Bypassing Python: Piping local LLM inference directly into a deterministic C++ compiler pipeline

Description

I am engineering a sovereign compute node (running an RTX 6000 Ada) that executes local LLMs (via Ollama/custom wrappers). The challenge is that probabilistic AI cannot be trusted to actuate physical or financial systems directly.

We are routing the LLM’s output (an “Aspiration”) directly into a custom deterministic C++ compiler (the Resin DSL). This compiler checks the intent against strict finite state machine rules before allowing execution.

Environment

TensorRT Version: TensorRT-LLM v0.15.0 (C++ API)
GPU Type: RTX 6000 Ada Generation (48GB VRAM)
Nvidia Driver Version: 560.35
CUDA Version: 12.6
CUDNN Version: 9.3.0
Operating System + Version: Ubuntu 24.04 LTS (Custom PREEMPT_RT patched kernel)
Python Version (if applicable): 3.12 (Build environment only, executing purely in C++)
TensorFlow Version (if applicable): N/A
PyTorch Version (if applicable): 2.5.1 (Used only for initial ONNX/Engine export)
Baremetal or Container (if container which image + tag): Baremetal (We are avoiding containers to reduce IPC overhead for hardware interrupts).

Relevant Files

We are implementing a custom ILogitsProcessor in C++ to act as a deterministic Finite State Machine (our “Resin DSL” compiler). Conceptual snippet of our bottleneck: amber_zone_logits_mask.cpp (Modifying the logits pointer directly in device memory before the sampler step to enforce strict compiler syntax).

Steps To Reproduce

Export a local LLaMA-3 (8B) model to a TensorRT engine using trtllm-build with --use_custom_all_reduce disable.

Initialize the TensorRT-LLM C++ runtime (tensorrt_llm::runtime::GptSession).
Inject a custom ILogitsProcessor callback designed to physically mask out any tokens that violate our deterministic hardware compiler syntax (Resin DSL).

Please include:

  • Exact steps/commands to build your repro
  • Exact steps/commands to run your repro
  • Full traceback of errors encountered
  1. Pass a prompt requesting a physical hardware actuation command.
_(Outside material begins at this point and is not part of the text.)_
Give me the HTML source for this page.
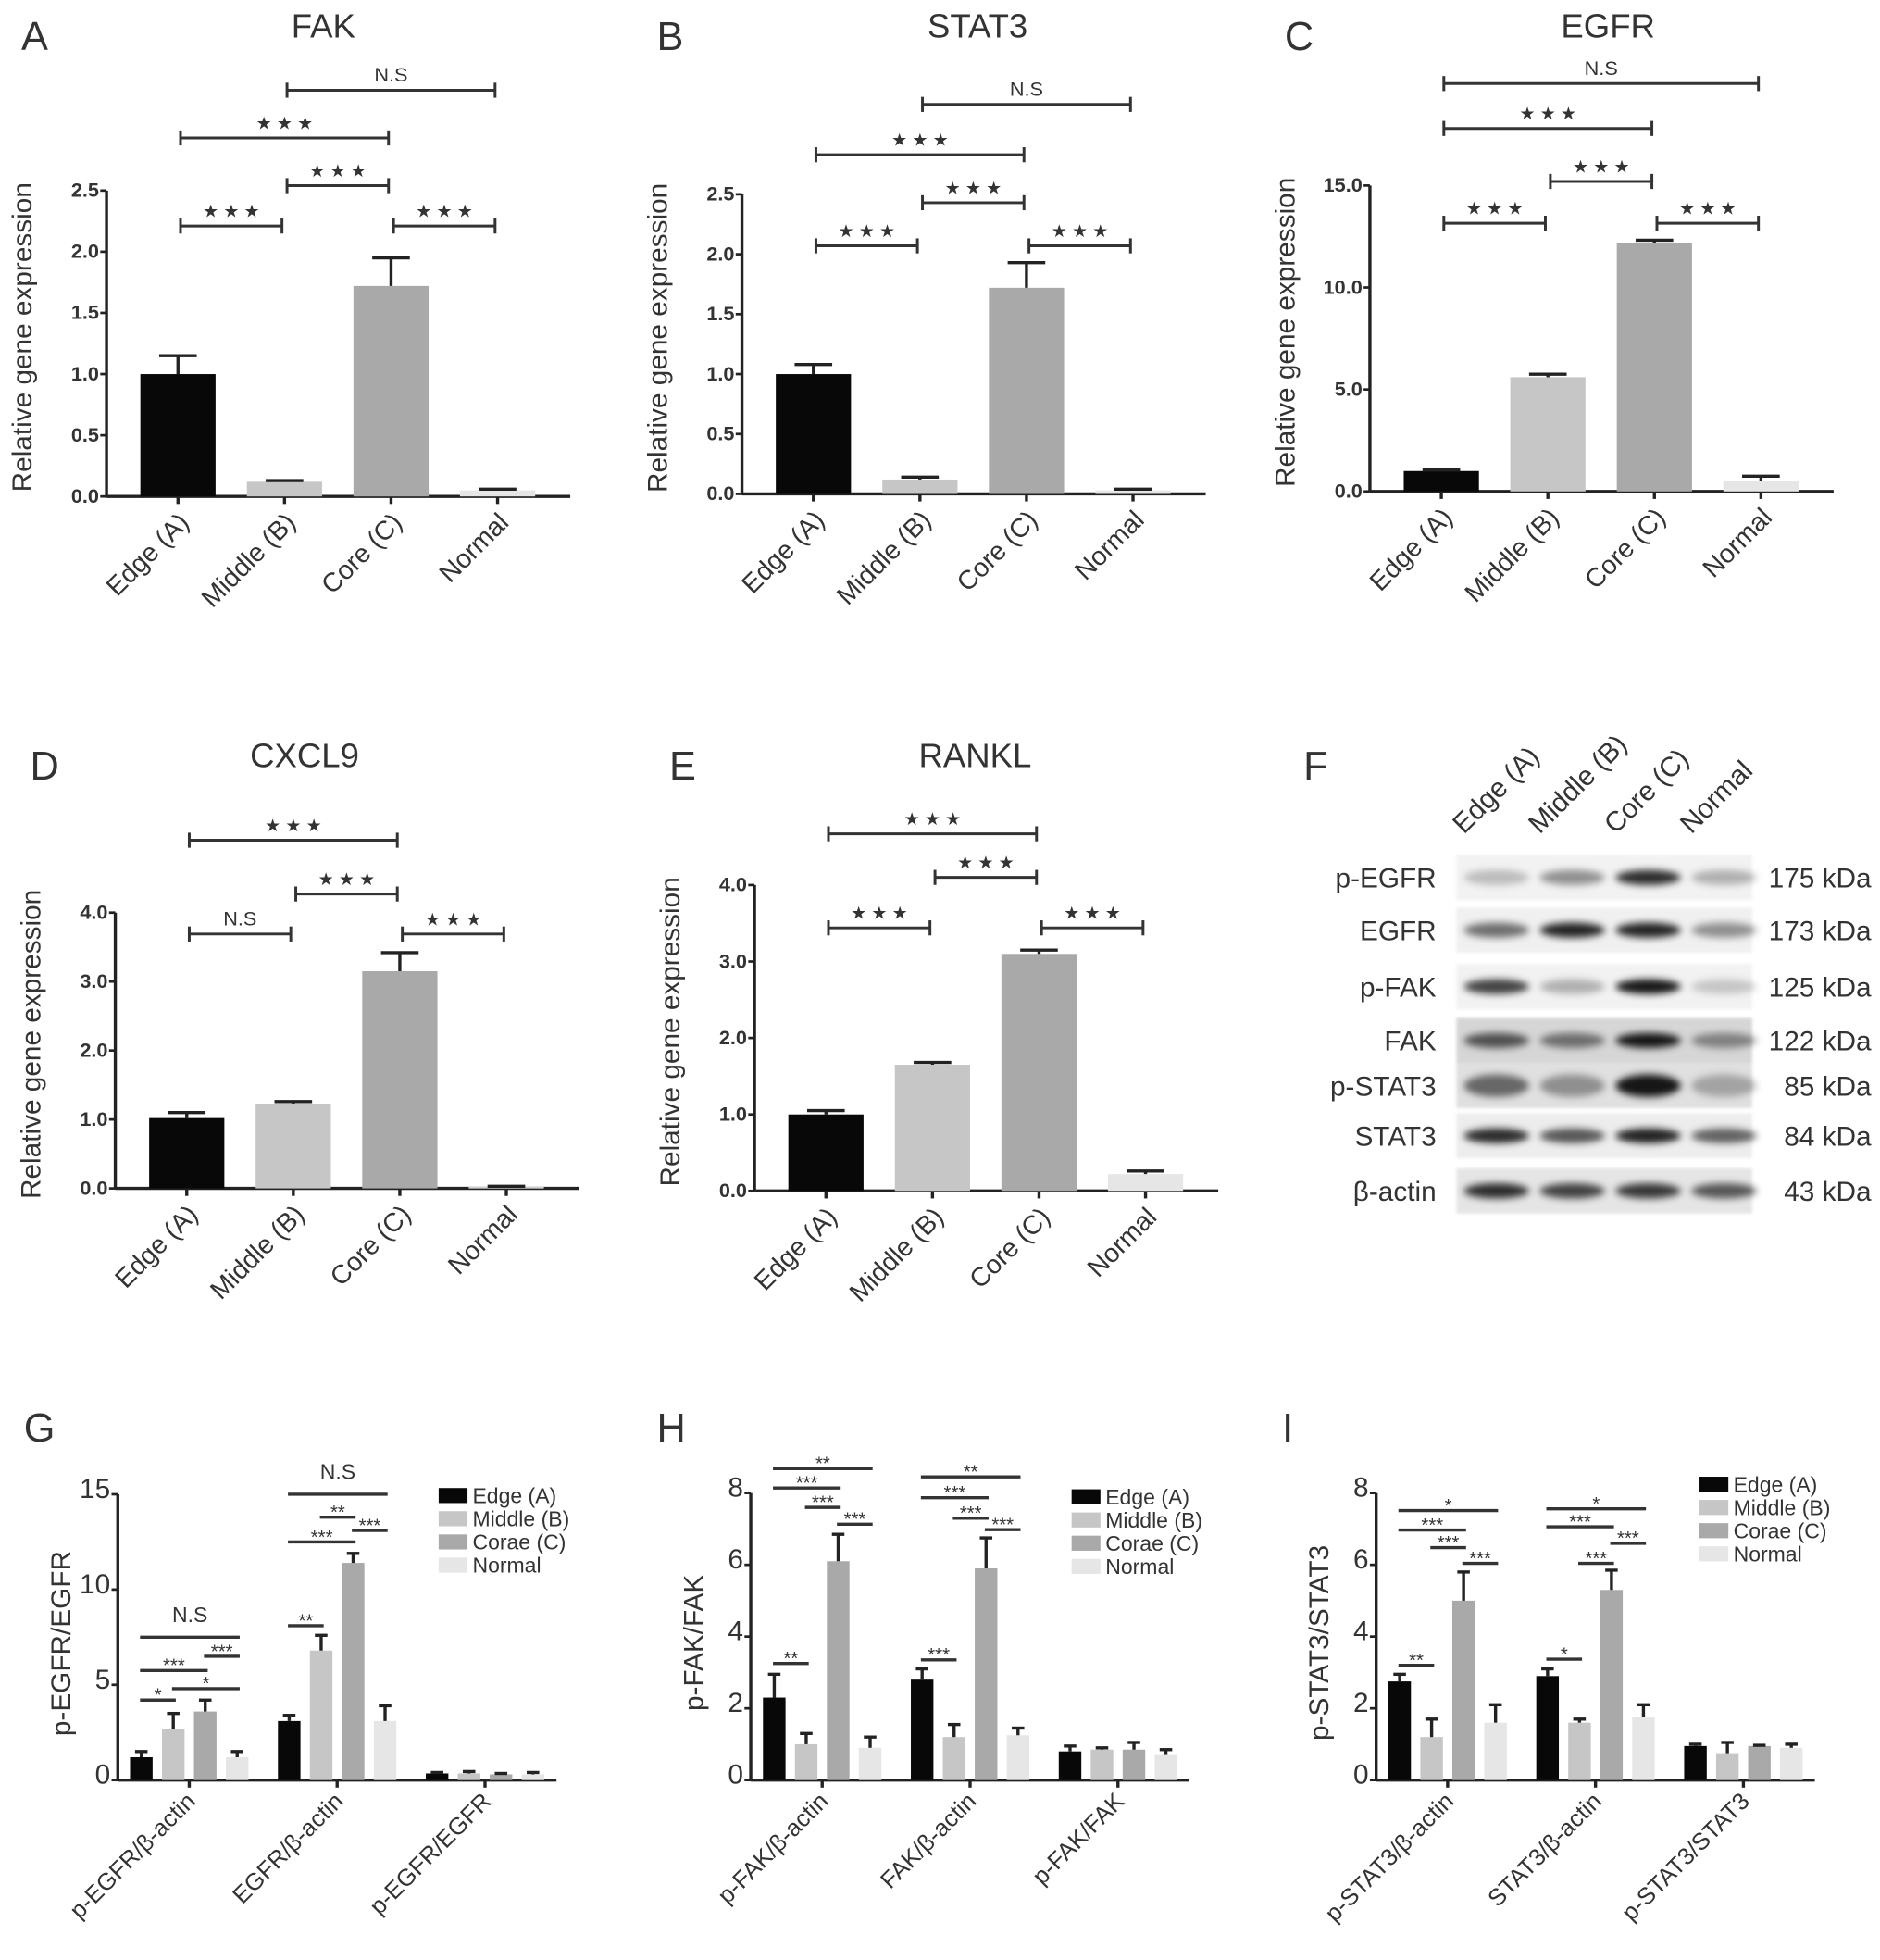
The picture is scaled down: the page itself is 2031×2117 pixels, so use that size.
<!DOCTYPE html>
<html><head><meta charset="utf-8"><style>
html,body{margin:0;padding:0;background:#fff}
svg{display:block}
text{font-family:"Liberation Sans",sans-serif;fill:#333}
</style></head><body>
<svg id="fig" xmlns="http://www.w3.org/2000/svg" width="2031" height="2117" viewBox="0 0 1500 1563.5">
<defs><filter id="blur" x="-50%" y="-100%" width="200%" height="300%"><feGaussianBlur stdDeviation="3"/></filter>
<filter id="blur2"><feGaussianBlur stdDeviation="1.2"/></filter></defs>
</svg>
<script>
const categories=["Edge (A)","Middle (B)","Core (C)","Normal"];
const groupLegend=["Edge (A)","Middle (B)","Corae (C)","Normal"];
const colors=["#080808","#c6c6c6","#a9a9a9","#e6e6e6"];

const fakValues=[1.0,0.12,1.72,0.05];
const fakErrors=[0.15,0.01,0.23,0.01];
const fakBrackets=[[1,3,3.32,"N.S"],[0,2,2.93,"* * *"],[1,2,2.54,"* * *"],[0,1,2.21,"* * *"],[2,3,2.21,"* * *"]];
const stat3Values=[1.0,0.12,1.72,0.03];
const stat3Errors=[0.08,0.02,0.21,0.01];
const stat3Brackets=[[1,3,3.25,"N.S"],[0,2,2.83,"* * *"],[1,2,2.43,"* * *"],[0,1,2.07,"* * *"],[2,3,2.07,"* * *"]];
const egfrValues=[1.0,5.6,12.2,0.5];
const egfrErrors=[0.05,0.15,0.12,0.25];
const egfrBrackets=[[0,3,20.0,"N.S"],[0,2,17.8,"* * *"],[1,2,15.2,"* * *"],[0,1,13.15,"* * *"],[2,3,13.15,"* * *"]];
const cxcl9Values=[1.02,1.23,3.15,0.02];
const cxcl9Errors=[0.08,0.03,0.27,0.01];
const cxcl9Brackets=[[0,2,5.05,"* * *"],[1,2,4.27,"* * *"],[0,1,3.69,"N.S"],[2,3,3.69,"* * *"]];
const ranklValues=[1.0,1.65,3.1,0.22];
const ranklErrors=[0.05,0.03,0.05,0.04];
const ranklBrackets=[[0,2,4.67,"* * *"],[1,2,4.1,"* * *"],[0,1,3.44,"* * *"],[2,3,3.44,"* * *"]];
const ticks25=[0,0.5,1.0,1.5,2.0,2.5];
const ticks15=[0,5,10,15];
const ticks4=[0,1,2,3,4];

const gGroups=["p-EGFR/β-actin","EGFR/β-actin","p-EGFR/EGFR"];
const gValues=[[1.2,2.7,3.6,1.2],[3.1,6.8,11.4,3.1],[0.35,0.35,0.3,0.3]];
const gErrors=[[0.3,0.8,0.6,0.3],[0.3,0.8,0.5,0.8],[0.05,0.1,0.05,0.1]];
const gBrackets=[[0,0,3,7.5,"N.S"],[0,2,3,6.5,"***"],[0,0,2,5.75,"***"],[0,1,3,4.8,"*"],[0,0,1,4.2,"*"],
 [1,0,3,15.0,"N.S"],[1,1,2,13.8,"**"],[1,2,3,13.1,"***"],[1,0,2,12.5,"***"],[1,0,1,8.1,"**"]];
const gTicks=[0,5,10,15];
const hGroups=["p-FAK/β-actin","FAK/β-actin","p-FAK/FAK"];
const hValues=[[2.3,1.0,6.1,0.9],[2.8,1.2,5.9,1.25],[0.8,0.85,0.85,0.7]];
const hErrors=[[0.65,0.3,0.75,0.3],[0.3,0.35,0.85,0.2],[0.15,0.05,0.2,0.15]];
const hBrackets=[[0,0,3,8.68,"**"],[0,0,2,8.14,"***"],[0,1,2,7.6,"***"],[0,2,3,7.13,"***"],[0,0,1,3.25,"**"],
 [1,0,3,8.45,"**"],[1,0,2,7.87,"***"],[1,1,2,7.3,"***"],[1,2,3,6.98,"***"],[1,0,1,3.35,"***"]];
const hTicks=[0,2,4,6,8];
const iGroups=["p-STAT3/β-actin","STAT3/β-actin","p-STAT3/STAT3"];
const iValues=[[2.75,1.2,5.0,1.6],[2.9,1.6,5.3,1.75],[0.95,0.75,0.95,0.9]];
const iErrors=[[0.2,0.5,0.8,0.5],[0.2,0.1,0.55,0.35],[0.05,0.3,0.02,0.1]];
const iBrackets=[[0,0,3,7.51,"*"],[0,0,2,6.97,"***"],[0,1,2,6.48,"***"],[0,2,3,6.04,"***"],[0,0,1,3.2,"**"],
 [1,0,3,7.56,"*"],[1,0,2,7.06,"***"],[1,2,3,6.6,"***"],[1,1,2,6.04,"***"],[1,0,1,3.37,"*"]];
const iTicks=[0,2,4,6,8];

const blotRows=["p-EGFR","EGFR","p-FAK","FAK","p-STAT3","STAT3","β-actin"];
const blotKda=["175 kDa","173 kDa","125 kDa","122 kDa","85 kDa","84 kDa","43 kDa"];
const blotIntensity=[[0.25,0.45,0.9,0.3],[0.6,0.95,0.95,0.45],[0.8,0.3,1,0.2],[0.7,0.55,1,0.45],[0.6,0.4,1,0.3],[0.9,0.7,0.95,0.65],[0.9,0.8,0.85,0.7]];
const blotBg=[0.05,0.06,0.05,0.16,0.12,0.07,0.1];

const svg=document.getElementById('fig');
const NS="http://www.w3.org/2000/svg";
function el(tag,attrs,parent,txt){const e=document.createElementNS(NS,tag);for(const k in attrs)e.setAttribute(k,attrs[k]);if(txt!==undefined)e.textContent=txt;(parent||svg).appendChild(e);return e;}
function grp(name,parent){const g=el('g',{},parent);return g;}

function single(cfg){
  const g=grp(cfg.name+'-panel');
  const yS=v=>cfg.y0-(v/cfg.yMax)*(cfg.y0-cfg.yTop);
  const xS=i=>cfg.x0+57+i*85;
  const L=el('text',{x:cfg.x0-68,y:cfg.letterY,'font-size':32},g,cfg.letter);
  
  const T=el('text',{x:cfg.titleX,y:cfg.letterY-10,'font-size':27,'text-anchor':'middle'},g,cfg.title);
  
  const ax=grp('axes',g);
  el('line',{x1:cfg.x0,y1:cfg.y0,x2:cfg.x0+370,y2:cfg.y0,stroke:'#222','stroke-width':2.5},ax);
  el('line',{x1:cfg.x0,y1:cfg.y0,x2:cfg.x0,y2:yS(cfg.ticks[cfg.ticks.length-1]),stroke:'#222','stroke-width':2.5},ax);
  cfg.ticks.forEach(t=>{const y=yS(t);el('line',{x1:cfg.x0-5,y1:y,x2:cfg.x0,y2:y,stroke:'#222','stroke-width':2},ax);
    const tl=el('text',{x:cfg.x0-6,y:y+5,'font-size':16,'text-anchor':'end','font-weight':'bold',fill:'#555'},ax,t.toFixed(1));
    });
  const yl=el('text',{x:0,y:0,'font-size':22,'text-anchor':'middle',transform:`translate(${cfg.x0-60},${(cfg.y0+yS(cfg.ticks[cfg.ticks.length-1]))/2-5}) rotate(-90)`},ax,'Relative gene expression');
  
  cfg.values.forEach((v,i)=>{const cx=xS(i);
    const r=el('rect',{x:cx-30,y:yS(v),width:60,height:cfg.y0-yS(v),fill:colors[i]},g);
    
    const e=yS(v+cfg.errors[i]);
    el('line',{x1:cx,y1:yS(v),x2:cx,y2:e,stroke:'#222','stroke-width':2.5},g);
    el('line',{x1:cx-15,y1:e,x2:cx+15,y2:e,stroke:'#222','stroke-width':2.5},g);
    el('line',{x1:cx,y1:cfg.y0,x2:cx,y2:cfg.y0+6,stroke:'#222','stroke-width':2.5},ax);
    const xl=el('text',{x:0,y:0,'font-size':21,'text-anchor':'end',transform:`translate(${cx+10},${cfg.y0+22}) rotate(-45)`},ax,categories[i]);
    });
  cfg.brackets.forEach(b=>{const bg=grp('significance-bracket',g);const y=yS(b[2]);const x1=xS(b[0])+2,x2=xS(b[1])-2;
    el('line',{x1:x1,y1:y,x2:x2,y2:y,stroke:'#333','stroke-width':2.2},bg);
    el('line',{x1:x1,y1:y-6,x2:x1,y2:y+6,stroke:'#333','stroke-width':2.2},bg);
    el('line',{x1:x2,y1:y-6,x2:x2,y2:y+6,stroke:'#333','stroke-width':2.2},bg);
    const ns=b[3]==='N.S';
    el('text',{x:(x1+x2)/2,y:y-7,'font-size':ns?16:14,'text-anchor':'middle',fill:'#444'},bg,ns?b[3]:'★ ★ ★');
  });
}
single({name:'fak',letter:'A',title:'FAK',titleX:258,letterY:40,x0:85,y0:396,yTop:152,yMax:2.5,ticks:ticks25,values:fakValues,errors:fakErrors,brackets:fakBrackets});
single({name:'stat3',letter:'B',title:'STAT3',titleX:780,letterY:40,x0:592,y0:394,yTop:155,yMax:2.5,ticks:ticks25,values:stat3Values,errors:stat3Errors,brackets:stat3Brackets});
single({name:'egfr',letter:'C',title:'EGFR',titleX:1283,letterY:40,x0:1093,y0:392,yTop:148,yMax:15,ticks:ticks15,values:egfrValues,errors:egfrErrors,brackets:egfrBrackets});
single({name:'cxcl9',letter:'D',title:'CXCL9',titleX:243,letterY:622,x0:92,y0:948,yTop:728,yMax:4,ticks:ticks4,values:cxcl9Values,errors:cxcl9Errors,brackets:cxcl9Brackets});
single({name:'rankl',letter:'E',title:'RANKL',titleX:778,letterY:622,x0:602,y0:950,yTop:706,yMax:4,ticks:ticks4,values:ranklValues,errors:ranklErrors,brackets:ranklBrackets});

function grouped(cfg){
  const g=grp(cfg.name+'-panel');
  const top=cfg.ticks[cfg.ticks.length-1];
  const yS=v=>cfg.y0-(v/top)*(cfg.y0-cfg.yTop);
  const xS=(gi,k)=>cfg.x0+57+gi*118+(k-1.5)*25.5;
  const L=el('text',{x:cfg.x0-75,y:1150,'font-size':32},g,cfg.letter);
  
  const ax=grp('axes',g);
  el('line',{x1:cfg.x0,y1:cfg.y0,x2:cfg.x0+350,y2:cfg.y0,stroke:'#222','stroke-width':2.5},ax);
  el('line',{x1:cfg.x0,y1:cfg.y0,x2:cfg.x0,y2:cfg.yTop,stroke:'#222','stroke-width':2.5},ax);
  cfg.ticks.forEach(t=>{const y=yS(t);el('line',{x1:cfg.x0-5,y1:y,x2:cfg.x0,y2:y,stroke:'#222','stroke-width':2},ax);
    const tl=el('text',{x:cfg.x0-6,y:y+3,'font-size':22,'text-anchor':'end',fill:'#444'},ax,String(t));
    });
  const yl=el('text',{x:0,y:0,'font-size':22,'text-anchor':'middle',transform:`translate(${cfg.x0-38},${(cfg.y0+cfg.yTop)/2+5}) rotate(-90)`},ax,cfg.ylabel);
  
  cfg.groups.forEach((gn,gi)=>{
    const tx=cfg.x0+57+gi*118;
    el('line',{x1:tx,y1:cfg.y0,x2:tx,y2:cfg.y0+6,stroke:'#222','stroke-width':2.5},ax);
    const xl=el('text',{x:0,y:0,'font-size':19,'text-anchor':'end',transform:`translate(${tx+6},${cfg.y0+18}) rotate(-45)`},ax,gn);
    
    cfg.values[gi].forEach((v,k)=>{const cx=xS(gi,k);
      const r=el('rect',{x:cx-9,y:yS(v),width:18,height:cfg.y0-yS(v),fill:colors[k]},g);
      
      const e=yS(v+cfg.errors[gi][k]);
      el('line',{x1:cx,y1:yS(v),x2:cx,y2:e,stroke:'#222','stroke-width':2.5},g);
      el('line',{x1:cx-5,y1:e,x2:cx+5,y2:e,stroke:'#222','stroke-width':2.5},g);});
  });
  cfg.brackets.forEach(b=>{const bg=grp('significance-bracket',g);const y=yS(b[3]);
    const x1=xS(b[0],b[1])-1,x2=xS(b[0],b[2])+2;
    el('line',{x1:x1,y1:y,x2:x2,y2:y,stroke:'#333','stroke-width':2.5},bg);
    const ns=b[4]==='N.S';
    el('text',{x:(x1+x2)/2,y:ns?y-12:y+1,'font-size':ns?17:15,'text-anchor':'middle',fill:'#444'},bg,b[4]);});
  const lg=grp('legend',g);
  groupLegend.forEach((n,k)=>{const y=cfg.legY+k*18.5;
    const r=el('rect',{x:cfg.legX,y:y-6,width:23,height:12,fill:colors[k]},lg);
    
    const t=el('text',{x:cfg.legX+27,y:y+6,'font-size':17},lg,n);
    });
}
grouped({name:'g',letter:'G',x0:94,y0:1420,yTop:1192,ticks:gTicks,ylabel:'p-EGFR/EGFR',groups:gGroups,values:gValues,errors:gErrors,brackets:gBrackets,legX:350,legY:1193});
grouped({name:'h',letter:'H',x0:599,y0:1420,yTop:1191,ticks:hTicks,ylabel:'p-FAK/FAK',groups:hGroups,values:hValues,errors:hErrors,brackets:hBrackets,legX:855,legY:1194});
grouped({name:'i',letter:'I',x0:1098,y0:1420,yTop:1191,ticks:iTicks,ylabel:'p-STAT3/STAT3',groups:iGroups,values:iValues,errors:iErrors,brackets:iBrackets,legX:1356,legY:1184});

(function(){
  const g=grp('western-blot-panel');
  const L=el('text',{x:1040,y:622,'font-size':32},g,'F');
  
  const laneX=i=>1194+i*60.5;
  const rowY=r=>[700,742,787,830,866,906,950][r];
  categories.forEach((c,i)=>{const t=el('text',{x:0,y:0,'font-size':22,transform:`translate(${laneX(i)-26},${666}) rotate(-45)`},g,c);
    });
  blotRows.forEach((rn,r)=>{const cy=rowY(r);
    const s=grp('blot-strip',g);
    el('rect',{x:1162,y:cy-18,width:236,height:36,fill:'#000','fill-opacity':blotBg[r],filter:'url(#blur2)'},s);
    blotIntensity[r].forEach((v,i)=>{
      el('ellipse',{cx:laneX(i),cy:cy,rx:26,ry:r===4?9:6,fill:'#000','fill-opacity':v*0.9,filter:'url(#blur)'},s);});
    const t=el('text',{x:1146,y:cy+8,'font-size':22,'text-anchor':'end'},g,rn);
    
    const k=el('text',{x:1493,y:cy+8,'font-size':22,'text-anchor':'end'},g,blotKda[r]);
    });
})();
</script>
</body></html>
  2. The ILogitsProcessor intercepts the logits tensor on the device (*logits_ptr).

  3. We apply a zero-copy bitmask to penalize/ban non-compliant syntax tokens before the sampling phase.

Full traceback of errors encountered / The Core Issue: No crash traceback occurs. The issue is latency and pipeline starvation.

When we attempt to evaluate the logits against our C++ Finite State Machine directly in device memory (to avoid the latency of copying the logits back to the host CPU for Python-level evaluation), we are seeing a 15-20ms penalty per token. In a real-time robotics environment awaiting a physical hardware interrupt, this latency stacks up and causes buffer overruns in our concurrent sensor-fusion pipelines.

The Ask: What is the most optimized, zero-copy method within the TensorRT-LLM C++ API to apply a strict deterministic mask to the output logits without halting the CUDA stream and stalling the RTX 6000 Ada?

1 Like

Hey @johngreetme ,

This is an amazing use case ! Thanks for Posting.

I am leaving this thread open for TensorRT Community experts to chime in.

Best Regards,
Atharva

Thank you athkumar,i think to maintain the 100Hz Heartbeat of the State-Locked Protocol without starvation, I may need to bypass the standard TensorRT-LLM callback entirely. Instead, i’ll write a custom CUDA kernel that applies my DSL syntax bitmask to the logits tensor asynchronously, fusing it directly into the customized top-K/top-P sampling kernel before TensorRT hands control back.

Why this could be infinitely faster: We launch 128,000 threads simultaneously. It takes less than 0.05ms for the RTX 6000 Ada to execute this across its 18,000 CUDA cores.